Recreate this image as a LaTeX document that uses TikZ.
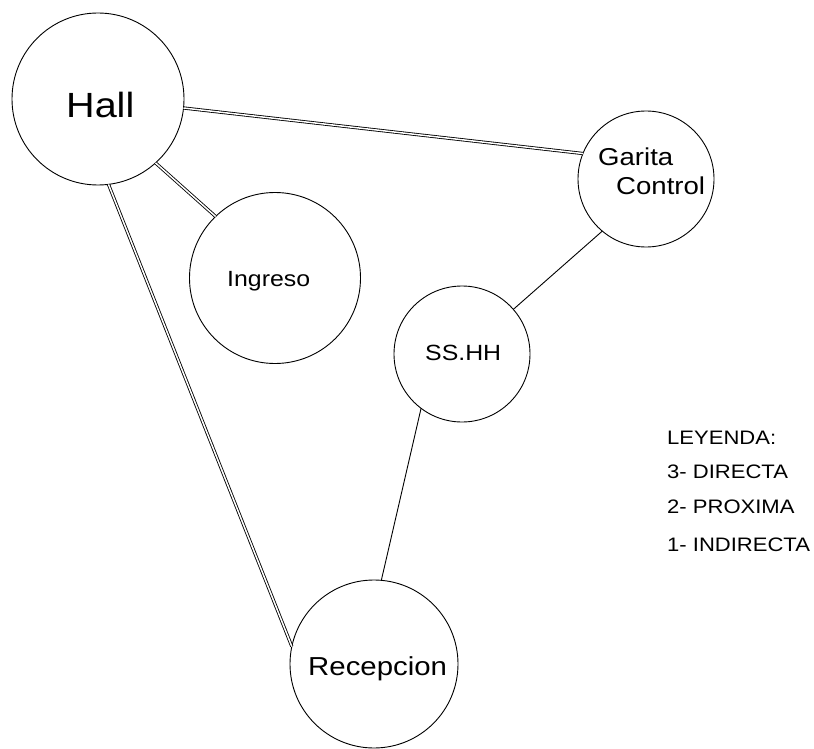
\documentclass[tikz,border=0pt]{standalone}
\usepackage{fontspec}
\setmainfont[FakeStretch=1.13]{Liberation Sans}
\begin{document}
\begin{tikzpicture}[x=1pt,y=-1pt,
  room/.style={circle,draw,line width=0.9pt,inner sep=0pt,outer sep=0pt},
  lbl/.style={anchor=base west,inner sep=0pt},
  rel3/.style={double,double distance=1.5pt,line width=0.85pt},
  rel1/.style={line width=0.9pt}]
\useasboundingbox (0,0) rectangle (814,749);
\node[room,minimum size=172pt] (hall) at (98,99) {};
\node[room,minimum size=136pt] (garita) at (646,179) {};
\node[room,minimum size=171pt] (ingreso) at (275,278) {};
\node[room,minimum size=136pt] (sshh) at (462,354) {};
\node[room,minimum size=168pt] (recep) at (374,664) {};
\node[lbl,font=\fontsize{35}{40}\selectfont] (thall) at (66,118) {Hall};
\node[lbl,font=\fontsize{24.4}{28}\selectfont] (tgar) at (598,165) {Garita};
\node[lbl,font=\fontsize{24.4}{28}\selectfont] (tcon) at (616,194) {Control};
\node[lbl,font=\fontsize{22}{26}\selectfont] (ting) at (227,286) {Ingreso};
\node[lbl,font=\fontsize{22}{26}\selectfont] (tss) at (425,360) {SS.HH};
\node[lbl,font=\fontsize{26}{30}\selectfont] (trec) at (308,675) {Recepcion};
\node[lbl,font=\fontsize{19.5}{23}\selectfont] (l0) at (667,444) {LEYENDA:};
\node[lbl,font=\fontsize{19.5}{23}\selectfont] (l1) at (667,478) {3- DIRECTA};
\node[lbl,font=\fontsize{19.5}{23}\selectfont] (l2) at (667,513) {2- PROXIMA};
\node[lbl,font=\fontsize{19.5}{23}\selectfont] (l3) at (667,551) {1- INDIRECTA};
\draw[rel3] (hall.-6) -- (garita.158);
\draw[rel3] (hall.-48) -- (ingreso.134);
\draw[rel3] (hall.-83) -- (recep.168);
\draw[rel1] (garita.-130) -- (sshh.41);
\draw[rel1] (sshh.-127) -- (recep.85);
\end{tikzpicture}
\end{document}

---

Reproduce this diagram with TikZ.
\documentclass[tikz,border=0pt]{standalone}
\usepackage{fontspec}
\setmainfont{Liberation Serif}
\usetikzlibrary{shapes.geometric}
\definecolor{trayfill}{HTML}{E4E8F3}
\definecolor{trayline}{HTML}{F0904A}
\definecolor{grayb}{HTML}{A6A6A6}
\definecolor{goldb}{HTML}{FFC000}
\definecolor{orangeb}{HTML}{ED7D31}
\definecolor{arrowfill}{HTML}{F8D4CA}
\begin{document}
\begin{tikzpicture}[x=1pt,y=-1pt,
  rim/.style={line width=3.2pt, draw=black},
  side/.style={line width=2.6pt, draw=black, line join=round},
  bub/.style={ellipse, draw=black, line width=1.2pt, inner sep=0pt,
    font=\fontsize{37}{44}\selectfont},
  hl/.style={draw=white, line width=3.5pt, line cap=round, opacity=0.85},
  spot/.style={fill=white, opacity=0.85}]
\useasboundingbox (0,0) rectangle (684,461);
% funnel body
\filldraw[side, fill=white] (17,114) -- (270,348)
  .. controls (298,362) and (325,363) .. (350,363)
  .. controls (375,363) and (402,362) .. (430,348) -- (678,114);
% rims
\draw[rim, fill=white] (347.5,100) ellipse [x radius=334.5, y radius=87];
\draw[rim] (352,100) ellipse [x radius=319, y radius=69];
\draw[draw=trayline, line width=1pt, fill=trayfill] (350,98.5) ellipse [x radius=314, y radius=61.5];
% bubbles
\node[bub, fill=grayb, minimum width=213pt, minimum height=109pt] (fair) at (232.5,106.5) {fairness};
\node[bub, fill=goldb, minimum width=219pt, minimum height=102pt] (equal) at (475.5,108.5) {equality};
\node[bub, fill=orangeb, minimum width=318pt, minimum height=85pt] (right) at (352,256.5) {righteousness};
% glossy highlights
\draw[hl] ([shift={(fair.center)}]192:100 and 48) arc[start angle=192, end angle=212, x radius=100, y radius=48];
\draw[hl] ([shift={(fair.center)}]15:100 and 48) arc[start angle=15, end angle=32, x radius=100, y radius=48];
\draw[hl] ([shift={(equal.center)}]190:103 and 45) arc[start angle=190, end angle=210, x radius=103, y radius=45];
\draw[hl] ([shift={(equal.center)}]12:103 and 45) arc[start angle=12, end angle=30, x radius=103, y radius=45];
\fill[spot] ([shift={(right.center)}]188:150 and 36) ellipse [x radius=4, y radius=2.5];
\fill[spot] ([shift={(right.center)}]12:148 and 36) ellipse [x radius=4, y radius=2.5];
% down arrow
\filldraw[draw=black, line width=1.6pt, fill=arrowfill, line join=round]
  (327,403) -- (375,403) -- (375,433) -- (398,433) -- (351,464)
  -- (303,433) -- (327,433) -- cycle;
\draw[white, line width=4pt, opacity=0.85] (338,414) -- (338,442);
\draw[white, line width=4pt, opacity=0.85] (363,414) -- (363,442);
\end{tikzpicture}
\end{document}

---

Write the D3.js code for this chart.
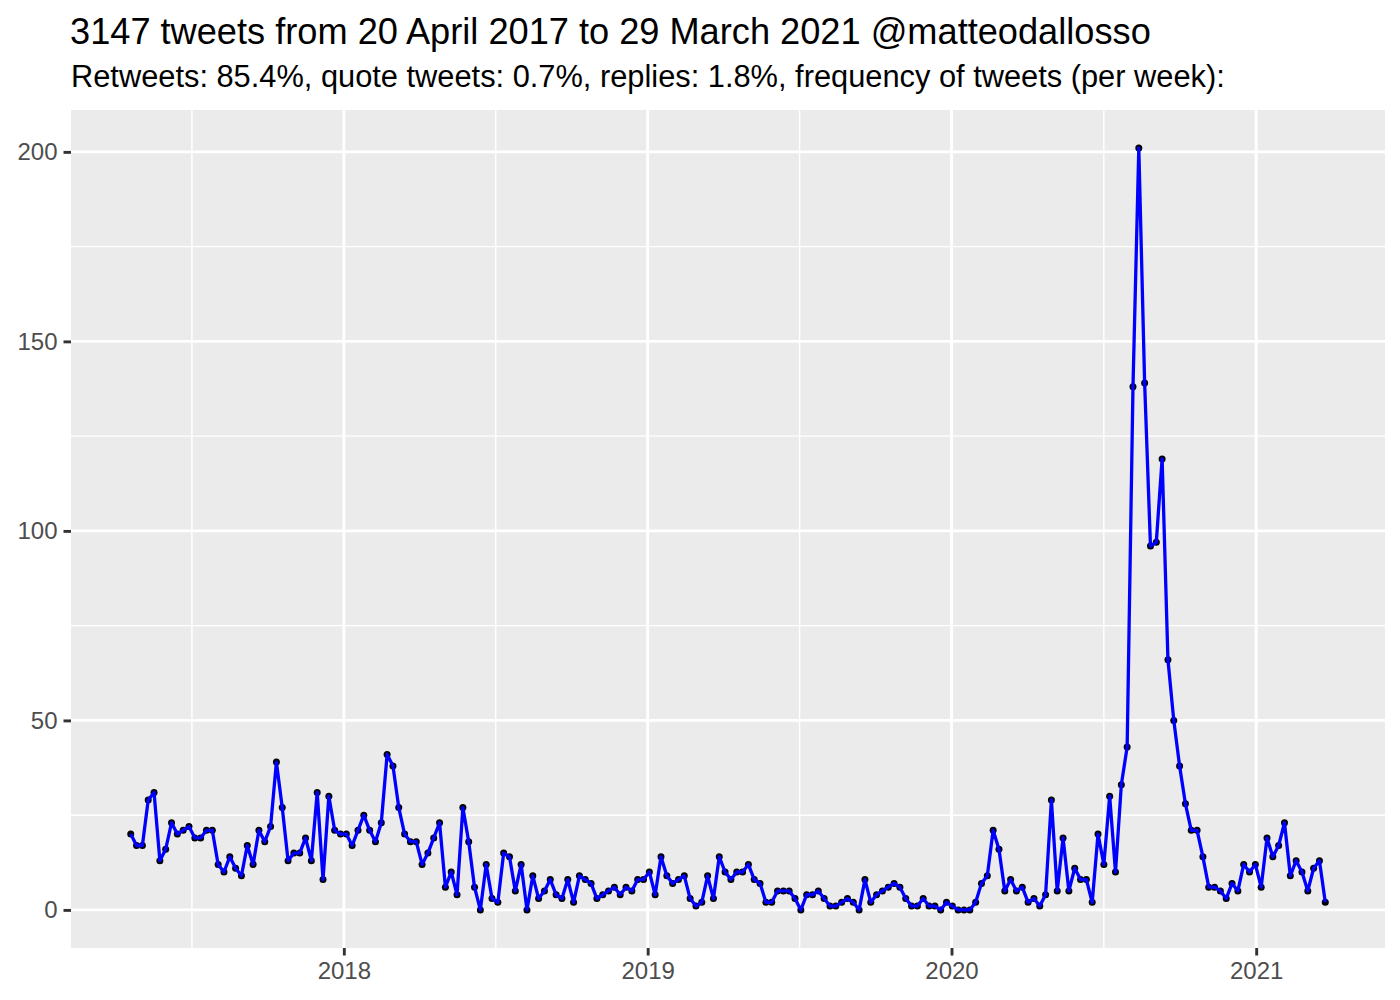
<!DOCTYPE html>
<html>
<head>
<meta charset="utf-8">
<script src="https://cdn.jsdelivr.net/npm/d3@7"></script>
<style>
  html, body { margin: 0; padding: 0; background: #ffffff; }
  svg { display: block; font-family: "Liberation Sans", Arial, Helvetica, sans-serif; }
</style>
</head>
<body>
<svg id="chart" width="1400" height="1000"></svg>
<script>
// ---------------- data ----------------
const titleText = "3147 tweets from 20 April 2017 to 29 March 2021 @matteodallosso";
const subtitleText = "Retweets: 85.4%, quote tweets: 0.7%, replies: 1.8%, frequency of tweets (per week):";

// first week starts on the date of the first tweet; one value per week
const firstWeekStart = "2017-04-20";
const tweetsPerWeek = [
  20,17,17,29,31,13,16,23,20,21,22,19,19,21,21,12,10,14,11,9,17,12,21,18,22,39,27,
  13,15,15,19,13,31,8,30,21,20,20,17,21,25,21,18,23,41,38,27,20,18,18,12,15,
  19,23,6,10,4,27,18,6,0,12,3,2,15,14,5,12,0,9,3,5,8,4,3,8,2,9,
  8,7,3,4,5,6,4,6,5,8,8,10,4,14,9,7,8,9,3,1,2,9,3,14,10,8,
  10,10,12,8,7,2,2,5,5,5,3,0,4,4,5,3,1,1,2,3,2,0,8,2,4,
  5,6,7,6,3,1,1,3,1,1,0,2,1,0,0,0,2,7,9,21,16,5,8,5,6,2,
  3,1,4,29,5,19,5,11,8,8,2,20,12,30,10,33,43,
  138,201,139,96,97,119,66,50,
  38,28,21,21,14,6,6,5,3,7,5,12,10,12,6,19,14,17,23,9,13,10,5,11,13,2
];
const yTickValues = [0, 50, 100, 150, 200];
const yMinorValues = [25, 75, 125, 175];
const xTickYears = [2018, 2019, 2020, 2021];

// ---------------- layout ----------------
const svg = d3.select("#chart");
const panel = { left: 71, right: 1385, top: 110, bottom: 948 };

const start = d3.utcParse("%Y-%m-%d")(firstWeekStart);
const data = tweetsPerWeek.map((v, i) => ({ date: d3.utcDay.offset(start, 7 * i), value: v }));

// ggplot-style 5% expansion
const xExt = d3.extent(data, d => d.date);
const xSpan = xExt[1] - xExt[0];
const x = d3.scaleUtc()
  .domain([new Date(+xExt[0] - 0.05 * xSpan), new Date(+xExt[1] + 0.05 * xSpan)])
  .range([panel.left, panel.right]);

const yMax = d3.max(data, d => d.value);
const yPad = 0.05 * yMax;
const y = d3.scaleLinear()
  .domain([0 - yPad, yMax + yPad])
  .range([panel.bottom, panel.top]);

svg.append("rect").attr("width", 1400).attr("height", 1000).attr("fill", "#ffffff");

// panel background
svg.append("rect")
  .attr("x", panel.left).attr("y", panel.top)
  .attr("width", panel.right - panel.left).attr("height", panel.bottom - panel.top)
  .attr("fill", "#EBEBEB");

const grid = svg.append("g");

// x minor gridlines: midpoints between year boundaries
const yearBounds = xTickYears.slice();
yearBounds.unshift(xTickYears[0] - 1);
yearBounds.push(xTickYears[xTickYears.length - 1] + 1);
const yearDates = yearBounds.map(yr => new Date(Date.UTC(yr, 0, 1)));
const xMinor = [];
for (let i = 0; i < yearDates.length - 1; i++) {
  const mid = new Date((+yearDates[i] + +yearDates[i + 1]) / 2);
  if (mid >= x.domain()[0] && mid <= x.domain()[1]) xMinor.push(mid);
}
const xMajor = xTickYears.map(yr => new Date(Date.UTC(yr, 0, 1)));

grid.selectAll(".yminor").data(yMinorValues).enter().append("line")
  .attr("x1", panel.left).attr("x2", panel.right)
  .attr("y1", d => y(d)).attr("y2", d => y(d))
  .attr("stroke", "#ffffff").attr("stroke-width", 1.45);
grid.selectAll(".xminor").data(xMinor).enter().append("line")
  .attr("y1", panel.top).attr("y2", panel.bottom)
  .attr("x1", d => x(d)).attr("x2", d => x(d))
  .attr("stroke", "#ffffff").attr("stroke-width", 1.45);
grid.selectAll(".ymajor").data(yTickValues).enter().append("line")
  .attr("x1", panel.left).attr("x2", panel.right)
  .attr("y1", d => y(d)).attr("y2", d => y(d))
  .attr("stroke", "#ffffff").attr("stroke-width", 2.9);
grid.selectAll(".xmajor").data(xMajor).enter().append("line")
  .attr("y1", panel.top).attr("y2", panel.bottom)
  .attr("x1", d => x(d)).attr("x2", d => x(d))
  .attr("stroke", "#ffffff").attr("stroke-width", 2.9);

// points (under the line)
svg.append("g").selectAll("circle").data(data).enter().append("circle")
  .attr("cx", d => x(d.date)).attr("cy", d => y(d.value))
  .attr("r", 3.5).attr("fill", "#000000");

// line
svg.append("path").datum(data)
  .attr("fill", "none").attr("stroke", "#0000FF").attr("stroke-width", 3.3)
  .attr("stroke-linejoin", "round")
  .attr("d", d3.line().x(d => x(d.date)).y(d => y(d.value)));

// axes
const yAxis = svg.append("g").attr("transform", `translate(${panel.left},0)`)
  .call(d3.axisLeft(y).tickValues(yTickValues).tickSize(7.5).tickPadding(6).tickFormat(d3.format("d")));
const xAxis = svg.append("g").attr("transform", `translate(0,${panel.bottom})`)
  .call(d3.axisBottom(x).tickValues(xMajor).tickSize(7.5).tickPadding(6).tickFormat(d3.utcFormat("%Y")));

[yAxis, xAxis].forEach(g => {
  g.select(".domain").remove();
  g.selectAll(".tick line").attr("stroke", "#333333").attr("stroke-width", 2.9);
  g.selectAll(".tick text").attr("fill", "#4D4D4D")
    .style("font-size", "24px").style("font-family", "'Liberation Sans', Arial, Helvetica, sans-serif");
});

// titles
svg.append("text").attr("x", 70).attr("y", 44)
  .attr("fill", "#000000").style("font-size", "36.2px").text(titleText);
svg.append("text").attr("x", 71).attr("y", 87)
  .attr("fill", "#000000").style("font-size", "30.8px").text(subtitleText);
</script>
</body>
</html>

---

◆ Your goal
Copy out exactly the material that runs from the line with "Write the D3.js code for this chart." to the line with "replies: 1.8%, frequency", ends included, and leave the pictures behind.

◆ In response
Write the D3.js code for this chart.
<!DOCTYPE html>
<html>
<head>
<meta charset="utf-8">
<script src="https://cdn.jsdelivr.net/npm/d3@7"></script>
<style>
  html, body { margin: 0; padding: 0; background: #ffffff; }
  svg { display: block; font-family: "Liberation Sans", Arial, Helvetica, sans-serif; }
</style>
</head>
<body>
<svg id="chart" width="1400" height="1000"></svg>
<script>
// ---------------- data ----------------
const titleText = "3147 tweets from 20 April 2017 to 29 March 2021 @matteodallosso";
const subtitleText = "Retweets: 85.4%, quote tweets: 0.7%, replies: 1.8%, frequency of tweets (per week):";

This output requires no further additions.